Langendijk’s original

And here, a bit late in the day, is the original source for the pelisse of the 13th, in a watercolour, apparently of an officer of that regiment, by Jan Anthonie Langendijk in the Royal Collection. (This has been published only in black and white.) The image shows the plush or shag facings well, though, oddly, it includes epaulettes and, below the rear fringe, old fashioned double turnbacks that look like a mistake, while the front lapels, as far as we can see them, appear to be of normal cloth. This pelisse is shown faced white with silver lace/metal; the “white” is an easy misapprehension for the actual pale buff of the 13th, but silver would be a definite error for the 13th’s gold.
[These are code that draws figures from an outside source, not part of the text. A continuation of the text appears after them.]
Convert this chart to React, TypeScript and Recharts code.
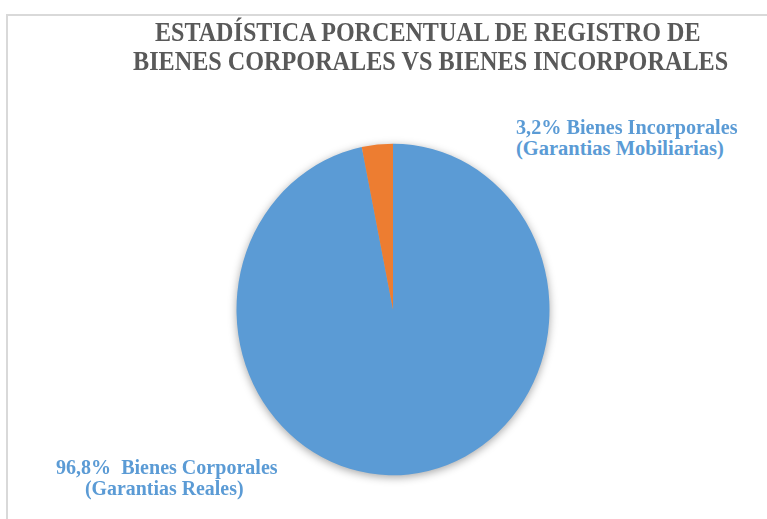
import { PieChart, Pie, Cell } from 'recharts';

const titleLines = [
  'ESTADÍSTICA PORCENTUAL DE REGISTRO DE',
  'BIENES CORPORALES VS BIENES INCORPORALES',
];

const names = ['Bienes Corporales', 'Bienes Incorporales'];
const subNames = ['(Garantias Reales)', '(Garantias Mobiliarias)'];
const values = [96.8, 3.2];
const colors = ['#5B9BD5', '#ED7D31'];

const pieData = names.map((name, i) => ({ name, value: values[i] }));

const fmt = (v: number) => v.toFixed(1).replace('.', ',') + '%';

const FONT = "'Liberation Serif', 'Times New Roman', serif";

// one line of text squeezed horizontally, anchored at its left edge
function Line(props: { x: number; baseline: number; size: number; color: string; text: string; scale: number }) {
  const { x, baseline, size, color, text, scale } = props;
  return (
    <div
      style={{
        position: 'absolute',
        left: x,
        top: baseline - size * 0.891,
        fontFamily: FONT,
        fontWeight: 'bold',
        fontSize: size,
        lineHeight: 1,
        color,
        whiteSpace: 'pre',
        transform: `scaleX(${scale})`,
        transformOrigin: '0 0',
      }}
    >
      {text}
    </div>
  );
}

export default function App() {
  return (
    <div style={{ position: 'relative', width: 767, height: 519, background: '#fff', overflow: 'hidden' }}>
      <style>{'body{margin:0}'}</style>

      {/* chart frame */}
      <div style={{ position: 'absolute', left: 6, top: 14, width: 2, height: 505, background: '#d9d9d9' }} />
      <div style={{ position: 'absolute', left: 6, top: 14, width: 761, height: 2, background: '#d9d9d9' }} />

      {/* pie, slightly stretched vertically like the original */}
      <div
        style={{
          position: 'absolute',
          left: 0,
          top: 0,
          transform: 'scaleY(1.059)',
          transformOrigin: '0 309.5px',
          filter: 'drop-shadow(0px 2px 4px rgba(0,0,0,0.35))',
        }}
      >
        <PieChart width={767} height={519} margin={{ top: 0, right: 0, bottom: 0, left: 0 }}>
          <Pie
            data={pieData}
            dataKey="value"
            nameKey="name"
            cx={393}
            cy={309.5}
            outerRadius={156.5}
            startAngle={90}
            endAngle={-270}
            stroke="none"
            isAnimationActive={false}
          >
            {pieData.map((d, i) => (
              <Cell key={d.name} fill={colors[i]} />
            ))}
          </Pie>
        </PieChart>
      </div>

      {/* title */}
      <Line x={155} baseline={43} size={28} color="#595959" text={titleLines[0]} scale={0.86} />
      <Line x={133} baseline={72} size={28} color="#595959" text={titleLines[1]} scale={0.864} />

      {/* slice labels */}
      <Line x={516} baseline={135} size={20.5} color="#5B9BD5" text={fmt(values[1]) + ' ' + names[1]} scale={0.985} />
      <Line x={516} baseline={156} size={20.5} color="#5B9BD5" text={subNames[1]} scale={1.0} />
      <Line x={56} baseline={475} size={20.5} color="#5B9BD5" text={fmt(values[0]) + '  ' + names[0]} scale={0.978} />
      <Line x={85} baseline={496} size={20.5} color="#5B9BD5" text={subNames[0]} scale={0.97} />
    </div>
  );
}
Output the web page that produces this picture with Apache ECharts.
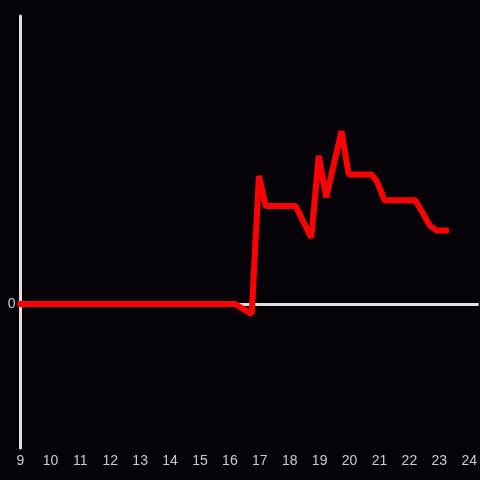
<!DOCTYPE html>
<html>
<head>
<meta charset="utf-8">
<script src="https://cdn.jsdelivr.net/npm/echarts@6/dist/echarts.min.js"></script>
<style>
  html, body { margin: 0; padding: 0; background: #050307; }
  #chart { width: 480px; height: 480px; }
</style>
</head>
<body>
<div id="chart"></div>
<script>
// hours of the day and the series value at each point
const hours = [9, 16.17, 16.73, 16.97, 17.2, 18.2, 18.72, 18.97, 19.22, 19.73, 19.97, 20.73, 20.92, 21.17, 22.2, 22.7, 22.92, 23.22];
const values = [0, 0, -7, 89, 68, 68, 46, 103, 74, 120, 90, 90, 85, 72, 72, 54, 51, 51];
const xTicks = [9, 10, 11, 12, 13, 14, 15, 16, 17, 18, 19, 20, 21, 22, 23, 24];

const chart = echarts.init(document.getElementById("chart"), undefined, {
  renderer: "canvas",
});

const axisColor = "#e0e0e0";
const labelColor = "#cccccc";

chart.setOption({
  backgroundColor: "#050307",
  animation: false,
  grid: { left: 20.5, right: 0, top: 16, bottom: 32 },
  xAxis: {
    type: "value",
    min: 9,
    max: 9 + 459.5 / 30,
    interval: 1,
    axisLine: { show: false },
    axisTick: { show: false },
    splitLine: { show: false },
    axisLabel: {
      color: labelColor,
      fontSize: 14,
      fontFamily: "Liberation Sans, Arial, sans-serif",
      margin: 6,
      showMaxLabel: false,
      formatter: (v) => (xTicks.includes(v) ? String(v) : ""),
    },
  },
  yAxis: {
    type: "value",
    min: -100,
    max: 200,
    interval: 100,
    axisLine: { show: true, onZero: false, lineStyle: { color: axisColor, width: 3 } },
    axisTick: { show: false },
    splitLine: { show: false },
    axisLabel: {
      color: labelColor,
      fontSize: 14,
      fontFamily: "Liberation Sans, Arial, sans-serif",
      margin: 5,
      formatter: (v) => (v === 0 ? "0" : ""),
    },
  },
  series: [
    {
      type: "line",
      data: hours.map((h, i) => [h, values[i]]),
      showSymbol: false,
      clip: false,
      lineStyle: { color: "#ff0000", width: 6, cap: "square" },
      z: 3,
      markLine: {
        silent: true,
        symbol: "none",
        label: { show: false },
        lineStyle: { color: axisColor, width: 3, type: "solid" },
        data: [{ yAxis: 0 }],
        z: 1,
      },
    },
  ],
});
</script>
</body>
</html>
Another Langendijk image in the Royal Collection, of an officer of the 2nd Light Dragoons of the King’s German Legion, also shows the pelisse in wear. The plush or shag collar and cuffs are clearly shown, but again, an epaulette is worn, while the lapels appear to be of cloth, and are worn like those of the jacket, buttoned back and closed as if with hooks and eyes.

The turnback problem may account for why the Fostens and Carl Franklin choose to show this from the front only. These two images may include some doubtful features, but they are still good contemporary evidence for the use of the light dragoon pelisse.